Movie Review: Hope Springs a romantic comedy for grown-ups
Hope Springs is an adult movie, about adults. It might have been written and shown as a 'nowadays' youth oriented film since there is much discussion and reference to sex. But it pleases as it is with no nudity, no explicit sex activity, no foul language, etc.
Hope Springs is about a middle-aged couple, Arnold (Tommy Lee Jones) and Kay (Meryl Streep), married 31 years, living a financially comfortable life in Omaha. Their empty nest is well ordered and their relationship is well ordered, to the point of a complete lack of warmth. They sleep in separate bedrooms, never as much as embrace, haven't had sex in years and rarely converse.
Kay decides that this won't do. She tries to seduce Arnold one night but he is cold and apparently uninterested. He begs off with complaints of back trouble and exhaustion (at least he didn't claim he had a headache). Kay finds a very persuasive brochure from a marriage counselor in Maine. She decides to pursue that path to attempt to bring love and warmth and passion back into their marriage.

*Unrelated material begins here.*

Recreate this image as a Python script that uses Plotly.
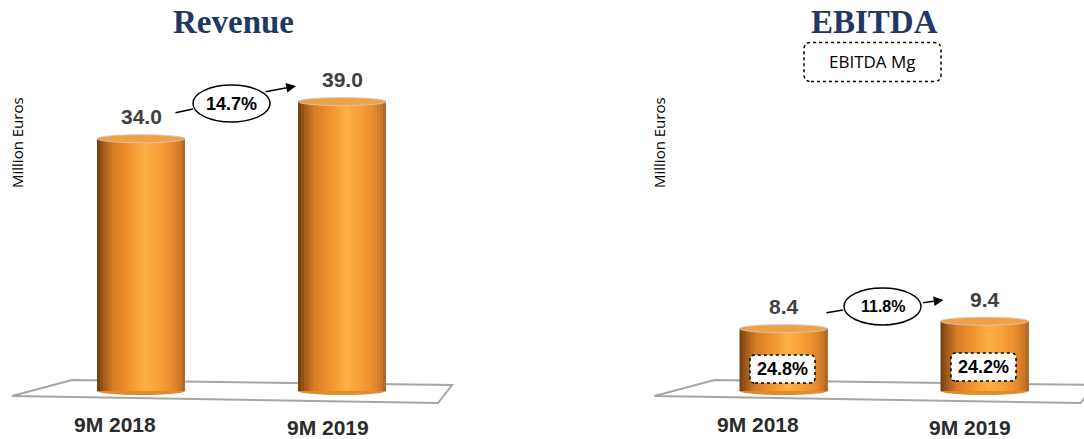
import plotly.graph_objects as go

# ---------------- data ----------------
categories = ["9M 2018", "9M 2019"]
revenue = [34.0, 39.0]
ebitda = [8.4, 9.4]
revenue_labels = ["34.0", "39.0"]
ebitda_labels = ["8.4", "9.4"]
revenue_growth = "14.7%"
ebitda_growth = "11.8%"
ebitda_margin = ["24.8%", "24.2%"]
panel_titles = ["Revenue", "EBITDA"]
y_title = "Million Euros"
margin_box_label = "EBITDA Mg"

# ---------------- layout constants (style) ----------------
W, H = 1084, 439
PX_PER_CAT = 201.0
PX_PER_UNIT = 7.42
BASE_PX = 391.0
BAR_W = 88.0 / PX_PER_CAT
X_LO = -0.7
LEFT_DOM_PX = (141 + X_LO * PX_PER_CAT, 141 + 1.7 * PX_PER_CAT)
RIGHT_START = 783.5 + X_LO * PX_PER_CAT
RIGHT_HI = X_LO + (W - RIGHT_START) / PX_PER_CAT
Y_RANGE = [-(H - BASE_PX) / PX_PER_UNIT, BASE_PX / PX_PER_UNIT]

FONT_NUM = "Liberation Sans, Arial, sans-serif"
FONT_TITLE = "Liberation Serif, Times New Roman, serif"
FONT_BODY = "Open Sans, Noto Sans, sans-serif"

grad_stops = [
    (0.00, (0x6E, 0x3C, 0x12)),
    (0.06, (0x9A, 0x55, 0x18)),
    (0.18, (0xD4, 0x7C, 0x26)),
    (0.35, (0xF0, 0x91, 0x2E)),
    (0.55, (0xFD, 0xB0, 0x43)),
    (0.68, (0xF9, 0xA2, 0x3A)),
    (0.82, (0xEE, 0x91, 0x30)),
    (0.94, (0xD1, 0x7A, 0x28)),
    (1.00, (0xA0, 0x61, 0x2A)),
]


def grad_color(t):
    for (p0, c0), (p1, c1) in zip(grad_stops[:-1], grad_stops[1:]):
        if p0 <= t <= p1:
            f = (t - p0) / (p1 - p0) if p1 > p0 else 0
            c = [round(a + (b - a) * f) for a, b in zip(c0, c1)]
            return "rgb(%d,%d,%d)" % tuple(c)
    return "rgb(%d,%d,%d)" % grad_stops[-1][1]


N_STRIPS = 30
xpos = list(range(len(categories)))

fig = go.Figure()
shapes = []
annotations = []


def rounded_rect_path(cx, cy, w, h, r):
    l, rr, b, t = cx - w / 2, cx + w / 2, cy - h / 2, cy + h / 2
    return (f"M {l + r},{b} L {rr - r},{b} Q {rr},{b} {rr},{b + r} "
            f"L {rr},{t - r} Q {rr},{t} {rr - r},{t} L {l + r},{t} "
            f"Q {l},{t} {l},{t - r} L {l},{b + r} Q {l},{b} {l + r},{b} Z")


panels = [
    dict(xa="x", ya="y", values=revenue, labels=revenue_labels, growth=revenue_growth,
         growth_size=18, ell_dx=-110.5, ell_dy=-1.9,
         line_shift=(52, 29.7), line_tail=(-19, 4),
         arrow_shift=(-46, 15.6), arrow_tail=(-32, 6), margins=None),
    dict(xa="x2", ya="y2", values=ebitda, labels=ebitda_labels, growth=ebitda_growth,
         growth_size=16, ell_dx=-102, ell_dy=14.8,
         line_shift=(59.5, 18.7), line_tail=(-18, 3),
         arrow_shift=(-41, 21.3), arrow_tail=(-22, 3), margins=ebitda_margin),
]

cat_xshift = [-26, -14.5]
cat_yshift = [-33, -36]
margin_dy = [22, 24]

for p in panels:
    xa, ya, vals = p["xa"], p["ya"], p["values"]
    # floor (perspective plane)
    fx = [-0.642, -0.343, 1.547, 1.478]
    fy = [(BASE_PX - v) / PX_PER_UNIT for v in (396, 380, 385, 403)]
    path = "M " + " L ".join(f"{a},{b}" for a, b in zip(fx, fy)) + " Z"
    shapes.append(dict(type="path", xref=xa, yref=ya, path=path,
                       line=dict(color="#A6A6A6", width=2), fillcolor="rgba(0,0,0,0)",
                       layer="below"))
    # bottom ellipse of cylinders
    for i in xpos:
        shapes.append(dict(type="circle", xref=xa, yref=ya, x0=i - BAR_W / 2, x1=i + BAR_W / 2,
                           ysizemode="pixel", yanchor=0, y0=-4, y1=4,
                           fillcolor="#E38A2E", line=dict(width=0), layer="below"))
    # cylinder body as gradient strips (each strip runs to the right edge, drawn left->right)
    sw = BAR_W / N_STRIPS
    for k in range(N_STRIPS):
        t = (k + 0.5) / N_STRIPS
        fig.add_trace(go.Bar(x=xpos, y=vals, width=[BAR_W - k * sw] * len(xpos),
                             offset=[-BAR_W / 2 + k * sw] * len(xpos),
                             marker=dict(color=grad_color(t), line=dict(width=0)),
                             xaxis=xa, yaxis=ya, showlegend=False, hoverinfo="skip"))
    # top ellipse
    for i, v in zip(xpos, vals):
        shapes.append(dict(type="circle", xref=xa, yref=ya, x0=i - BAR_W / 2, x1=i + BAR_W / 2,
                           ysizemode="pixel", yanchor=v, y0=-4, y1=4,
                           fillcolor="#F0A045", line=dict(color="rgba(210,200,190,0.9)", width=1)))
    # value labels
    for i, v, lab in zip(xpos, vals, p["labels"]):
        annotations.append(dict(x=i, y=v, xref=xa, yref=ya, text=f"<b>{lab}</b>", showarrow=False,
                                yanchor="middle", yshift=22,
                                font=dict(family=FONT_NUM, size=21, color="#404040")))
    # category labels
    for i, c in zip(xpos, categories):
        annotations.append(dict(x=i, y=0, xref=xa, yref=ya, text=f"<b>{c}</b>", showarrow=False,
                                yanchor="middle", xshift=cat_xshift[i], yshift=cat_yshift[i],
                                font=dict(family=FONT_NUM, size=21, color="#2B2B2B")))
    # growth ellipse
    ex, ey = p["ell_dx"], p["ell_dy"]
    shapes.append(dict(type="circle", xref=xa, yref=ya, xsizemode="pixel", ysizemode="pixel",
                       xanchor=xpos[1], yanchor=vals[1],
                       x0=ex - 38.5, x1=ex + 38.5, y0=ey - 18.5, y1=ey + 18.5,
                       fillcolor="white", line=dict(color="black", width=1.5)))
    annotations.append(dict(x=xpos[1], y=vals[1], xref=xa, yref=ya, text=f"<b>{p['growth']}</b>",
                            showarrow=False, xshift=ex, yshift=ey, yanchor="middle",
                            font=dict(family=FONT_NUM, size=p["growth_size"], color="black")))
    # connector line and arrow
    annotations.append(dict(x=xpos[0], y=vals[0], xref=xa, yref=ya, text="", showarrow=True,
                            arrowhead=0, arrowwidth=1.5, arrowcolor="black",
                            xshift=p["line_shift"][0], yshift=p["line_shift"][1],
                            ax=p["line_tail"][0], ay=p["line_tail"][1]))
    annotations.append(dict(x=xpos[1], y=vals[1], xref=xa, yref=ya, text="", showarrow=True,
                            arrowhead=2, arrowsize=1.3, arrowwidth=1.5, arrowcolor="black",
                            xshift=p["arrow_shift"][0], yshift=p["arrow_shift"][1],
                            ax=p["arrow_tail"][0], ay=p["arrow_tail"][1]))
    # margin boxes
    if p["margins"]:
        for i, m in zip(xpos, p["margins"]):
            dy = margin_dy[i]
            shapes.append(dict(type="path", xref=xa, yref=ya, xsizemode="pixel", ysizemode="pixel",
                               xanchor=i, yanchor=0,
                               path=rounded_rect_path(-1, dy, 65, 28, 5),
                               fillcolor="white", line=dict(color="black", width=1.5, dash="dot")))
            annotations.append(dict(x=i, y=0, xref=xa, yref=ya, text=f"<b>{m}</b>", showarrow=False,
                                    xshift=-1, yshift=dy, yanchor="middle",
                                    font=dict(family=FONT_NUM, size=18, color="black")))

# titles
for t, cx in zip(panel_titles, [233.5, 874.5]):
    annotations.append(dict(x=cx / W, y=1 - 22 / H, xref="paper", yref="paper", text=f"<b>{t}</b>",
                            showarrow=False, xanchor="center", yanchor="middle",
                            font=dict(family=FONT_TITLE, size=33, color="#1F3864")))
# y-axis titles
for cx in [17, 659]:
    annotations.append(dict(x=cx / W, y=1 - 143 / H, xref="paper", yref="paper", text=y_title,
                            showarrow=False, textangle=-90, xanchor="center", yanchor="middle",
                            font=dict(family=FONT_BODY, size=15, color="black")))
# EBITDA Mg legend box
shapes.append(dict(type="path", xref="paper", yref="paper", xsizemode="pixel", ysizemode="pixel",
                   xanchor=872.5 / W, yanchor=1 - 62 / H,
                   path=rounded_rect_path(0, 0, 137, 39, 7),
                   fillcolor="white", line=dict(color="black", width=1.5, dash="dot")))
annotations.append(dict(x=872.5 / W, y=1 - 62 / H, xref="paper", yref="paper", text=margin_box_label,
                        showarrow=False, xanchor="center", yanchor="middle",
                        font=dict(family=FONT_BODY, size=17, color="black")))

ax_common = dict(showgrid=False, zeroline=False, showticklabels=False, showline=False, ticks="",
                 fixedrange=True)
fig.update_layout(
    width=W, height=H, margin=dict(l=0, r=0, t=0, b=0),
    paper_bgcolor="white", plot_bgcolor="rgba(0,0,0,0)",
    barmode="overlay", showlegend=False,
    xaxis=dict(domain=[LEFT_DOM_PX[0] / W, LEFT_DOM_PX[1] / W], range=[X_LO, 1.7], **ax_common),
    yaxis=dict(domain=[0, 1], range=Y_RANGE, anchor="x", **ax_common),
    xaxis2=dict(domain=[RIGHT_START / W, 1], range=[X_LO, RIGHT_HI], anchor="y2", **ax_common),
    yaxis2=dict(domain=[0, 1], range=Y_RANGE, anchor="x2", **ax_common),
    shapes=shapes, annotations=annotations,
)

fig.write_html("out.html", config={"displayModeBar": False},
               post_script="document.body.style.margin='0';document.body.style.overflow='hidden';")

She has purchased two airline tickets but Arnold is not interested. Kay packs and leaves. Arnold grudgingly joins her at the last moment.
They meet the counselor, Dr. Feld (Steve Carell). He gets right to work, asking about their marriage and their feelings for each other. Kay struggles to respond to the personal questions. Arnold refuses to answer most of them and does nothing but belittle Dr. Feld and this whole experience. When the subject gets deeper into sex, Arnold cannot bear it while Kay tries to deal with it, as difficult as it is for her.
Gradually, very gradually, Arnold begins to cooperate as he struggles to complete the progressive exercises prescribed by Dr. Feld.
If you have a notion about how this movie ends, you are probably correct! This is one of those instances where the joy is in the journey.
Hope Springs is essentially a three-person play. And it is fine because they got the right three actors. Steve Carell has a low-key role as the counselor. He speaks softly and spends the whole movie in his office sitting in his chair facing Arnold and Kay. He is immune to Arnold's hostility and verbal abuse.
Meryl Streep is excellent in her portrayal of this woman who is trying to revitalize her life and her husband's life and their life together. She makes us feel Kay's reserve and timidity when Dr. Feld asks her to reveal her innermost thoughts and fantasies.
Of the three principals, Tommy Lee Jones stands out as the central character in the movie. His expressions drive every scene he's in as he scowls and growls and spews negative feelings about the whole enterprise.
Hope Springs is one of those films that will have you laughing at much of the dialogue and at the scenes where Kay and Arnold deal with their awkward gaffes in the bedroom. And you may shed a tear in some of the more touching moments.
Hope Springs is playing at the Harkins Sedona 6 Theater.